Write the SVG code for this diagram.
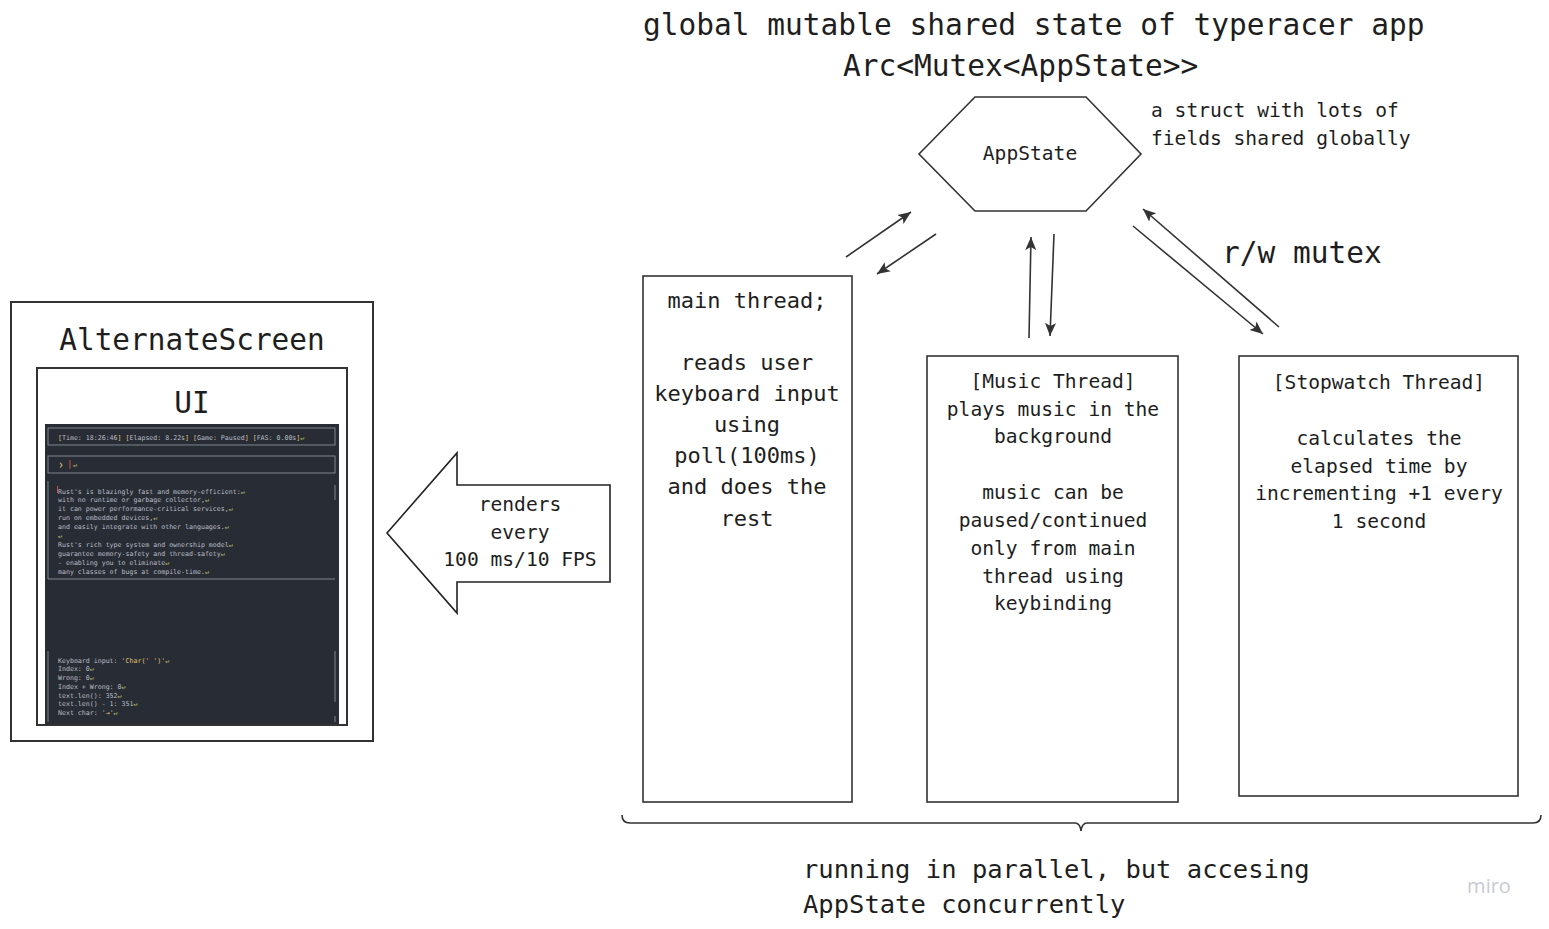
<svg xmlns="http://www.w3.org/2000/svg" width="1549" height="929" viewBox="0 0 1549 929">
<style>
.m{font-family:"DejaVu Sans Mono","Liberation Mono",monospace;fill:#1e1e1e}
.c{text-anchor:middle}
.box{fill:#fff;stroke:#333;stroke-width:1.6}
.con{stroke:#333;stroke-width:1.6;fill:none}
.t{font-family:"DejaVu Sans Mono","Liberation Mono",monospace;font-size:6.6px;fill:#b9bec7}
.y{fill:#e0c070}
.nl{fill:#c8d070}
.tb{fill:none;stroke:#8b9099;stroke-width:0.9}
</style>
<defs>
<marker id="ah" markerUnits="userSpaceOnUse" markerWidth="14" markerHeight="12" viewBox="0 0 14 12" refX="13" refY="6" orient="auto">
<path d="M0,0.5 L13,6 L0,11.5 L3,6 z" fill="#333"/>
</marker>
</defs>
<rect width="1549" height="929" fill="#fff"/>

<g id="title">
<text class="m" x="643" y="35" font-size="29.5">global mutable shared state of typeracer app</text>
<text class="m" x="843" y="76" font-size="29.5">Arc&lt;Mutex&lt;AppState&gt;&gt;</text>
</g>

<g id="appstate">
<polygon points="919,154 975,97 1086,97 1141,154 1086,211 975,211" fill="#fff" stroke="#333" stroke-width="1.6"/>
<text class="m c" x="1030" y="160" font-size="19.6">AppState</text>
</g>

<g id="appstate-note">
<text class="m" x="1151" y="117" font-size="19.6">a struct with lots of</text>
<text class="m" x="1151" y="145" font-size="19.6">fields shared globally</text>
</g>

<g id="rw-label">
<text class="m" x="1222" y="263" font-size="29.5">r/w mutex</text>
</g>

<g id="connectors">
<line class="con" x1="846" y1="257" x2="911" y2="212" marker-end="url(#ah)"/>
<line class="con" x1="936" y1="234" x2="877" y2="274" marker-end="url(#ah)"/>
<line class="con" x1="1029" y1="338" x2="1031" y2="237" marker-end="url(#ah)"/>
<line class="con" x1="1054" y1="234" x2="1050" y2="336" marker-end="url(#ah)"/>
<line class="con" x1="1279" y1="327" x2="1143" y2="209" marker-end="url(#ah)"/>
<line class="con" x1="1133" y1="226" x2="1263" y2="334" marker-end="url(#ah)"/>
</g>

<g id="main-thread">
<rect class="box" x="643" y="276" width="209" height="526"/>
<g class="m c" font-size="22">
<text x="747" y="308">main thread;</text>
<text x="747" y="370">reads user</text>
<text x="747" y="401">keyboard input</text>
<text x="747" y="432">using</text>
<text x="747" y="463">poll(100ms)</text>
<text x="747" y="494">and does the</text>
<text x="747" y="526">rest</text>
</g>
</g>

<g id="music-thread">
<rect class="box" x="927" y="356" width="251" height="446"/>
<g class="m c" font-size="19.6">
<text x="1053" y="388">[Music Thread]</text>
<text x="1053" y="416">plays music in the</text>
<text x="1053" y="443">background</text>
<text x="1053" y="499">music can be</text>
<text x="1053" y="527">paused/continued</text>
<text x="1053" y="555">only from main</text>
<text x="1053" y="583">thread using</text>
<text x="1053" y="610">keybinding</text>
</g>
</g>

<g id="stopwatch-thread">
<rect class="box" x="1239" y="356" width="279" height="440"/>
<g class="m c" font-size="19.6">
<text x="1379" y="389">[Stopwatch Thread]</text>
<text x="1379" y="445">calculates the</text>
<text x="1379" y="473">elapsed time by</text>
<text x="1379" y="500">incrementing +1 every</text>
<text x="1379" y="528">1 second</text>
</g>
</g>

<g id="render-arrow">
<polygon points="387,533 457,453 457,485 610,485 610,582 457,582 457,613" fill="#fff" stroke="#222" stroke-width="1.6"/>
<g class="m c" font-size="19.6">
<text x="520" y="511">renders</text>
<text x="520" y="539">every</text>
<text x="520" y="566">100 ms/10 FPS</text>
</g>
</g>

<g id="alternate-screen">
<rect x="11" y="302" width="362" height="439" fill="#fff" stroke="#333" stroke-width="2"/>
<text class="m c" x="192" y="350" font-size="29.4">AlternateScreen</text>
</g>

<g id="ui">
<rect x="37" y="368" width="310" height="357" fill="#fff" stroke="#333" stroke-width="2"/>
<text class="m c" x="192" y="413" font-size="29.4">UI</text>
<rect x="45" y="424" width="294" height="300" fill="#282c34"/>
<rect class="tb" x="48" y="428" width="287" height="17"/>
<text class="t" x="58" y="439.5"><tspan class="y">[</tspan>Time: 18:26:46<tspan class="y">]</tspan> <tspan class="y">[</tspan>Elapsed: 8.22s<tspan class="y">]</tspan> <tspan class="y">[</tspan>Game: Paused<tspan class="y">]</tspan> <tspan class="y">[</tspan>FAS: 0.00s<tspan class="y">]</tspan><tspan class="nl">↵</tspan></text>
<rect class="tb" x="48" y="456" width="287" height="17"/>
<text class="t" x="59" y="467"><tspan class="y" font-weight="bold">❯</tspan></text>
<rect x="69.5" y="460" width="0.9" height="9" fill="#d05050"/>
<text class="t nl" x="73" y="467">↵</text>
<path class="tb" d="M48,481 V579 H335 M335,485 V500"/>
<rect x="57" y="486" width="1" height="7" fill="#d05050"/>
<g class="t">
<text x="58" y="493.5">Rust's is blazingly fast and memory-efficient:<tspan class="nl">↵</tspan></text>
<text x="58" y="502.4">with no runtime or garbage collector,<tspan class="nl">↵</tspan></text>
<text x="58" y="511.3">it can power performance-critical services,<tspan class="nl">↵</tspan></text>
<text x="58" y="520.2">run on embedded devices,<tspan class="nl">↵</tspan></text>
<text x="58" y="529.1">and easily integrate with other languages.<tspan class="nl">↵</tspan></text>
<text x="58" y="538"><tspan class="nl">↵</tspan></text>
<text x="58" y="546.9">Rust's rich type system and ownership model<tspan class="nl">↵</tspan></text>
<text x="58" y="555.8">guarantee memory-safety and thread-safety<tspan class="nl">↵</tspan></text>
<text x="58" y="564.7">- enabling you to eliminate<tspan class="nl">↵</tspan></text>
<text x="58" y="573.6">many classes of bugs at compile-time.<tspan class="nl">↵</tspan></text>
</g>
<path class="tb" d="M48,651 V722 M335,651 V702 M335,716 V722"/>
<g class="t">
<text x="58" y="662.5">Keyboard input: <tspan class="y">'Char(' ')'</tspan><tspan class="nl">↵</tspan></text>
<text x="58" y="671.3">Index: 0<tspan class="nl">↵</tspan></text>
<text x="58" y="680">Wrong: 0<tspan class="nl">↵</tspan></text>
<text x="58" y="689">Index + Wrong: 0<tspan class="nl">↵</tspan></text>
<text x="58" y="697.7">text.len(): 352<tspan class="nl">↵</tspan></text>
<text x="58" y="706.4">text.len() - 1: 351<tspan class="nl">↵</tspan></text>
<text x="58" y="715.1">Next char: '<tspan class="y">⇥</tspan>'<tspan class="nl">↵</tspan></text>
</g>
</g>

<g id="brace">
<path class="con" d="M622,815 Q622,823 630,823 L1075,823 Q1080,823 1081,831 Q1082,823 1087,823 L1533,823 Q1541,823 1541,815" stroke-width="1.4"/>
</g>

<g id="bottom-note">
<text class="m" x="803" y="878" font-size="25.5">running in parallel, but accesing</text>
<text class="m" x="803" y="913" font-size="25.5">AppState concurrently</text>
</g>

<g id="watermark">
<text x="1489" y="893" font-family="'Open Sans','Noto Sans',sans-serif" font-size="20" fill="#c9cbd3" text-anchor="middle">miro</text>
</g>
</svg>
★ ★ ★ ★
Exercise objective: The listing above needs to be output again exactly. Don't include the pictures.

Reply to the exercise:
Write the SVG code for this diagram.
<svg xmlns="http://www.w3.org/2000/svg" width="1549" height="929" viewBox="0 0 1549 929">
<style>
.m{font-family:"DejaVu Sans Mono","Liberation Mono",monospace;fill:#1e1e1e}
.c{text-anchor:middle}
.box{fill:#fff;stroke:#333;stroke-width:1.6}
.con{stroke:#333;stroke-width:1.6;fill:none}
.t{font-family:"DejaVu Sans Mono","Liberation Mono",monospace;font-size:6.6px;fill:#b9bec7}
.y{fill:#e0c070}
.nl{fill:#c8d070}
.tb{fill:none;stroke:#8b9099;stroke-width:0.9}
</style>
<defs>
<marker id="ah" markerUnits="userSpaceOnUse" markerWidth="14" markerHeight="12" viewBox="0 0 14 12" refX="13" refY="6" orient="auto">
<path d="M0,0.5 L13,6 L0,11.5 L3,6 z" fill="#333"/>
</marker>
</defs>
<rect width="1549" height="929" fill="#fff"/>

<g id="title">
<text class="m" x="643" y="35" font-size="29.5">global mutable shared state of typeracer app</text>
<text class="m" x="843" y="76" font-size="29.5">Arc&lt;Mutex&lt;AppState&gt;&gt;</text>
</g>

<g id="appstate">
<polygon points="919,154 975,97 1086,97 1141,154 1086,211 975,211" fill="#fff" stroke="#333" stroke-width="1.6"/>
<text class="m c" x="1030" y="160" font-size="19.6">AppState</text>
</g>

<g id="appstate-note">
<text class="m" x="1151" y="117" font-size="19.6">a struct with lots of</text>
<text class="m" x="1151" y="145" font-size="19.6">fields shared globally</text>
</g>

<g id="rw-label">
<text class="m" x="1222" y="263" font-size="29.5">r/w mutex</text>
</g>

<g id="connectors">
<line class="con" x1="846" y1="257" x2="911" y2="212" marker-end="url(#ah)"/>
<line class="con" x1="936" y1="234" x2="877" y2="274" marker-end="url(#ah)"/>
<line class="con" x1="1029" y1="338" x2="1031" y2="237" marker-end="url(#ah)"/>
<line class="con" x1="1054" y1="234" x2="1050" y2="336" marker-end="url(#ah)"/>
<line class="con" x1="1279" y1="327" x2="1143" y2="209" marker-end="url(#ah)"/>
<line class="con" x1="1133" y1="226" x2="1263" y2="334" marker-end="url(#ah)"/>
</g>

<g id="main-thread">
<rect class="box" x="643" y="276" width="209" height="526"/>
<g class="m c" font-size="22">
<text x="747" y="308">main thread;</text>
<text x="747" y="370">reads user</text>
<text x="747" y="401">keyboard input</text>
<text x="747" y="432">using</text>
<text x="747" y="463">poll(100ms)</text>
<text x="747" y="494">and does the</text>
<text x="747" y="526">rest</text>
</g>
</g>

<g id="music-thread">
<rect class="box" x="927" y="356" width="251" height="446"/>
<g class="m c" font-size="19.6">
<text x="1053" y="388">[Music Thread]</text>
<text x="1053" y="416">plays music in the</text>
<text x="1053" y="443">background</text>
<text x="1053" y="499">music can be</text>
<text x="1053" y="527">paused/continued</text>
<text x="1053" y="555">only from main</text>
<text x="1053" y="583">thread using</text>
<text x="1053" y="610">keybinding</text>
</g>
</g>

<g id="stopwatch-thread">
<rect class="box" x="1239" y="356" width="279" height="440"/>
<g class="m c" font-size="19.6">
<text x="1379" y="389">[Stopwatch Thread]</text>
<text x="1379" y="445">calculates the</text>
<text x="1379" y="473">elapsed time by</text>
<text x="1379" y="500">incrementing +1 every</text>
<text x="1379" y="528">1 second</text>
</g>
</g>

<g id="render-arrow">
<polygon points="387,533 457,453 457,485 610,485 610,582 457,582 457,613" fill="#fff" stroke="#222" stroke-width="1.6"/>
<g class="m c" font-size="19.6">
<text x="520" y="511">renders</text>
<text x="520" y="539">every</text>
<text x="520" y="566">100 ms/10 FPS</text>
</g>
</g>

<g id="alternate-screen">
<rect x="11" y="302" width="362" height="439" fill="#fff" stroke="#333" stroke-width="2"/>
<text class="m c" x="192" y="350" font-size="29.4">AlternateScreen</text>
</g>

<g id="ui">
<rect x="37" y="368" width="310" height="357" fill="#fff" stroke="#333" stroke-width="2"/>
<text class="m c" x="192" y="413" font-size="29.4">UI</text>
<rect x="45" y="424" width="294" height="300" fill="#282c34"/>
<rect class="tb" x="48" y="428" width="287" height="17"/>
<text class="t" x="58" y="439.5"><tspan class="y">[</tspan>Time: 18:26:46<tspan class="y">]</tspan> <tspan class="y">[</tspan>Elapsed: 8.22s<tspan class="y">]</tspan> <tspan class="y">[</tspan>Game: Paused<tspan class="y">]</tspan> <tspan class="y">[</tspan>FAS: 0.00s<tspan class="y">]</tspan><tspan class="nl">↵</tspan></text>
<rect class="tb" x="48" y="456" width="287" height="17"/>
<text class="t" x="59" y="467"><tspan class="y" font-weight="bold">❯</tspan></text>
<rect x="69.5" y="460" width="0.9" height="9" fill="#d05050"/>
<text class="t nl" x="73" y="467">↵</text>
<path class="tb" d="M48,481 V579 H335 M335,485 V500"/>
<rect x="57" y="486" width="1" height="7" fill="#d05050"/>
<g class="t">
<text x="58" y="493.5">Rust's is blazingly fast and memory-efficient:<tspan class="nl">↵</tspan></text>
<text x="58" y="502.4">with no runtime or garbage collector,<tspan class="nl">↵</tspan></text>
<text x="58" y="511.3">it can power performance-critical services,<tspan class="nl">↵</tspan></text>
<text x="58" y="520.2">run on embedded devices,<tspan class="nl">↵</tspan></text>
<text x="58" y="529.1">and easily integrate with other languages.<tspan class="nl">↵</tspan></text>
<text x="58" y="538"><tspan class="nl">↵</tspan></text>
<text x="58" y="546.9">Rust's rich type system and ownership model<tspan class="nl">↵</tspan></text>
<text x="58" y="555.8">guarantee memory-safety and thread-safety<tspan class="nl">↵</tspan></text>
<text x="58" y="564.7">- enabling you to eliminate<tspan class="nl">↵</tspan></text>
<text x="58" y="573.6">many classes of bugs at compile-time.<tspan class="nl">↵</tspan></text>
</g>
<path class="tb" d="M48,651 V722 M335,651 V702 M335,716 V722"/>
<g class="t">
<text x="58" y="662.5">Keyboard input: <tspan class="y">'Char(' ')'</tspan><tspan class="nl">↵</tspan></text>
<text x="58" y="671.3">Index: 0<tspan class="nl">↵</tspan></text>
<text x="58" y="680">Wrong: 0<tspan class="nl">↵</tspan></text>
<text x="58" y="689">Index + Wrong: 0<tspan class="nl">↵</tspan></text>
<text x="58" y="697.7">text.len(): 352<tspan class="nl">↵</tspan></text>
<text x="58" y="706.4">text.len() - 1: 351<tspan class="nl">↵</tspan></text>
<text x="58" y="715.1">Next char: '<tspan class="y">⇥</tspan>'<tspan class="nl">↵</tspan></text>
</g>
</g>

<g id="brace">
<path class="con" d="M622,815 Q622,823 630,823 L1075,823 Q1080,823 1081,831 Q1082,823 1087,823 L1533,823 Q1541,823 1541,815" stroke-width="1.4"/>
</g>

<g id="bottom-note">
<text class="m" x="803" y="878" font-size="25.5">running in parallel, but accesing</text>
<text class="m" x="803" y="913" font-size="25.5">AppState concurrently</text>
</g>

<g id="watermark">
<text x="1489" y="893" font-family="'Open Sans','Noto Sans',sans-serif" font-size="20" fill="#c9cbd3" text-anchor="middle">miro</text>
</g>
</svg>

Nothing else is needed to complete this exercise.